Think of HELL! What is Hell? What do you see there?
Sufferers, hopeless sufferers! For what are they suffering? For sin! In what
degree are they suffering? In just proportion to their crimes. In Hell, sin
has found the sinner out, and . . .
like a scorpion it stings him,
like a never-dying worm it gnaws him,
like devouring fire it torments him!
Oh, sinner, sinner, beware in time — sin will find you out!
Your way is dark, and leads to Hell;
Why will you persevere?
Can you in endless torments dwell,
Shut up in black despair!
Why will you in the crooked ways,
Of sin and folly go?
In pain you travel all your days,
To reap immortal woe!
Reader, unless we find out sin, carry it to the cross of Jesus, confess it before God, obtain the pardon of it, and forsake it — it will surely find us out! It has found thousands, millions out! Do not think that you can escape — for you cannot. "He who hides his sins shall not prosper — but he who confesses and forsakes them shall find mercy." This is God's Word, and cannot fail of its accomplishment.
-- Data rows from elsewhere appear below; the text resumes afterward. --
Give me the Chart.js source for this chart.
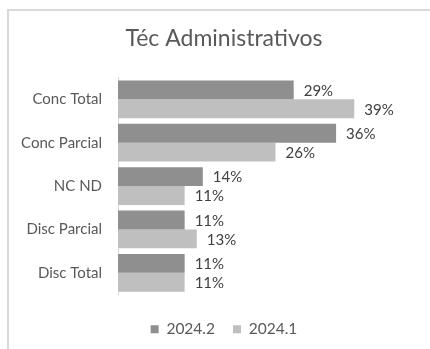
<!DOCTYPE html>
<html>
<head>
<meta charset="utf-8">
<script src="https://cdn.jsdelivr.net/npm/chart.js@4.4.1/dist/chart.umd.min.js"></script>
<style>
	html, body { margin: 0; padding: 0; background: #ffffff; overflow: hidden; }
	#wrap { position: relative; width: 430px; height: 349px; }
	#frame {
		position: absolute; left: 7px; top: 9px; width: 440px; height: 360px;
		border: 2px solid #d9d9d9; box-sizing: border-box;
	}
	#chart_canvas { position: absolute; left: 0; top: 0; }
</style>
</head>
<body>
<div id="wrap">
	<div id="frame"></div>
	<canvas id="chart_canvas" width="430" height="349"></canvas>
</div>
<script>
	'use strict';
	const categories	=	['Conc Total', 'Conc Parcial', 'NC ND', 'Disc Parcial', 'Disc Total'];
	const serie2024_2	=	[29, 36, 14, 11, 11];
	const serie2024_1	=	[39, 26, 11, 13, 11];
	const seriesNames	=	['2024.2', '2024.1'];

	const FONT = 'Lato, "Open Sans", sans-serif';

	// etiquetas de valor a la derecha de cada barra
	const barLabels = {
		id: 'barLabels',
		afterDatasetsDraw(chart) {
			const ctx = chart.ctx;
			ctx.save();
			ctx.font = '15px ' + FONT;
			ctx.fillStyle = '#404040';
			ctx.textAlign = 'left';
			ctx.textBaseline = 'middle';
			chart.data.datasets.forEach((ds, di) => {
				chart.getDatasetMeta(di).data.forEach((bar, i) => {
					ctx.fillText(ds.data[i] + '%', bar.x + 10, bar.y + 1);
				});
			});
			ctx.restore();
		}
	};

	const ctx = document.getElementById('chart_canvas').getContext('2d');
	const chart = new Chart(ctx, {
		type: 'bar',
		data: {
			labels: categories,
			datasets: [{
				label: seriesNames[0],
				data: serie2024_2,
				backgroundColor: '#8f8f8f',
				barPercentage: 1.0,
				categoryPercentage: 0.87
			}, {
				label: seriesNames[1],
				data: serie2024_1,
				backgroundColor: '#bfbfbf',
				barPercentage: 1.0,
				categoryPercentage: 0.87
			}]
		},
		options: {
			indexAxis: 'y',
			responsive: false,
			animation: false,
			layout: { padding: { left: 18, right: 0, top: 0, bottom: 2 } },
			plugins: {
				tooltip: { enabled: false },
				title: {
					display: true,
					text: 'Téc Administrativos',
					color: '#595959',
					font: { family: FONT, size: 23, weight: 'normal' },
					padding: { top: 25, bottom: 25 }
				},
				legend: {
					position: 'bottom',
					labels: {
						color: '#595959',
						font: { family: FONT, size: 15.5 },
						boxWidth: 8,
						boxHeight: 8,
						padding: 18
					}
				}
			},
			scales: {
				x: {
					min: 0,
					max: 51.5,
					grid: { display: false },
					border: { display: false },
					ticks: { display: false },
					afterFit: (s) => { s.height = 9; }
				},
				y: {
					grid: { display: false, drawTicks: false },
					border: { display: true, color: '#d9d9d9', width: 1 },
					ticks: {
						color: '#595959',
						font: { family: FONT, size: 15 },
						padding: 16
					},
					afterFit: (s) => { s.width = 100; }
				}
			}
		},
		plugins: [barLabels]
	});
</script>
</body>
</html>
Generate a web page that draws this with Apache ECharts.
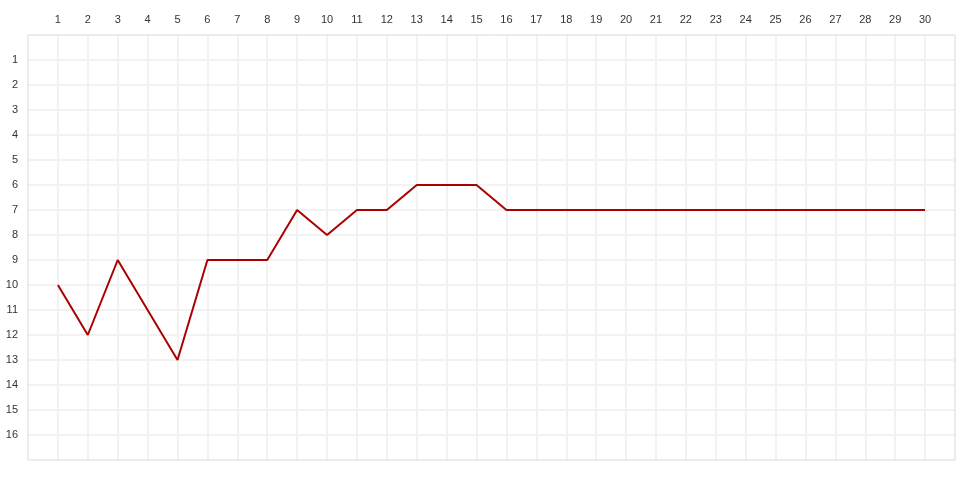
<!DOCTYPE html>
<html><head><meta charset="utf-8">
<script src="https://cdn.jsdelivr.net/npm/echarts@6/dist/echarts.min.js"></script>
<style>html,body{margin:0;padding:0;background:#fff}#c{width:980px;height:490px}</style>
</head><body><div id="c"></div>
<script>
const days = [1,2,3,4,5,6,7,8,9,10,11,12,13,14,15,16,17,18,19,20,21,22,23,24,25,26,27,28,29,30];
const ranks = [10,12,9,11,13,9,9,9,7,8,7,7,6,6,6,7,7,7,7,7,7,7,7,7,7,7,7,7,7,7];
const chart = echarts.init(document.getElementById('c'));
chart.setOption({
  animation: false,
  grid: {left: 28, right: 25, top: 35, bottom: 30, show: true, borderColor: '#d9d9d9', borderWidth: 1, z: 5},
  xAxis: {
    type: 'value', position: 'top', min: 0, max: 31, interval: 1,
    axisLine: {show: false}, axisTick: {show: false},
    axisLabel: {color: '#333', fontSize: 11, margin: 10, showMinLabel: false, showMaxLabel: false,
      formatter: v => (v >= 1 && v <= 30) ? String(v) : ''},
    splitLine: {showMinLine: false, showMaxLine: false, lineStyle: {color: '#f2f2f2', width: 2}}
  },
  yAxis: {
    type: 'value', inverse: true, min: 0, max: 17, interval: 1,
    axisLine: {show: false}, axisTick: {show: false},
    axisLabel: {color: '#333', fontSize: 11, margin: 10, showMinLabel: false, showMaxLabel: false,
      formatter: v => (v >= 1 && v <= 16) ? String(v) : ''},
    splitLine: {showMinLine: false, showMaxLine: false, lineStyle: {color: '#f2f2f2', width: 2}}
  },
  series: [{
    type: 'line', data: days.map((d, i) => [d, ranks[i]]),
    showSymbol: false, symbol: 'none',
    lineStyle: {color: '#aa0000', width: 2}
  }]
});
</script></body></html>
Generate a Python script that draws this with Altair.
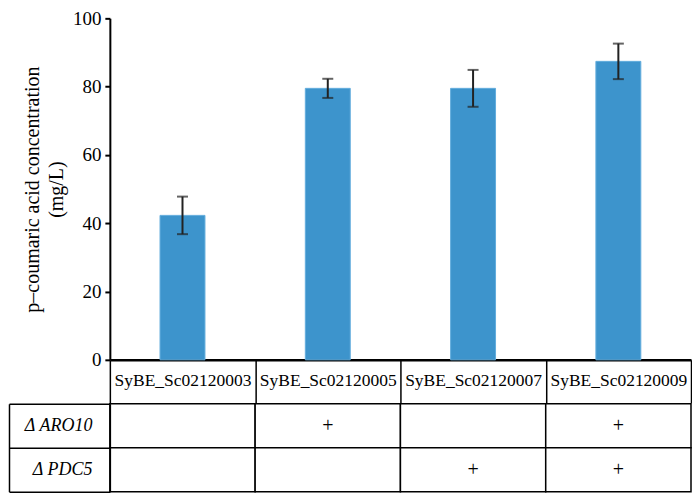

Think of being found out by sin — when it is too late to obtain pardon, or find deliverance from its dreadful consequences. Repent, therefore, and seek the Lord, so that iniquity shall not be your ruin. God stands pledged to expose sin, and punish the impenitent sinner.
His Word requires it.
His justice demands it.
His nature prompts to it.
Direct your thoughts forward to the day of judgment. See that multitude, as pale as death, quaking with fear, trembling with anguish of soul, trying to avoid the eye of the Judge, dreading the sentence about to be pronounced upon them! What is the cause of all this? Sin has found them out, and they are about to receive the due reward of their deeds.
Reader, what if you should be one of them! What if you should? Is it possible? Can you bear the thought? Can you endure the idea? Oh, make sure work of it — fly, fly to Jesus at once, believe in his dear name, confess your sins at his feet, get his blood sprinkled on your conscience, and his Spirit imparted to your soul — then, then you are safe, and safe forever!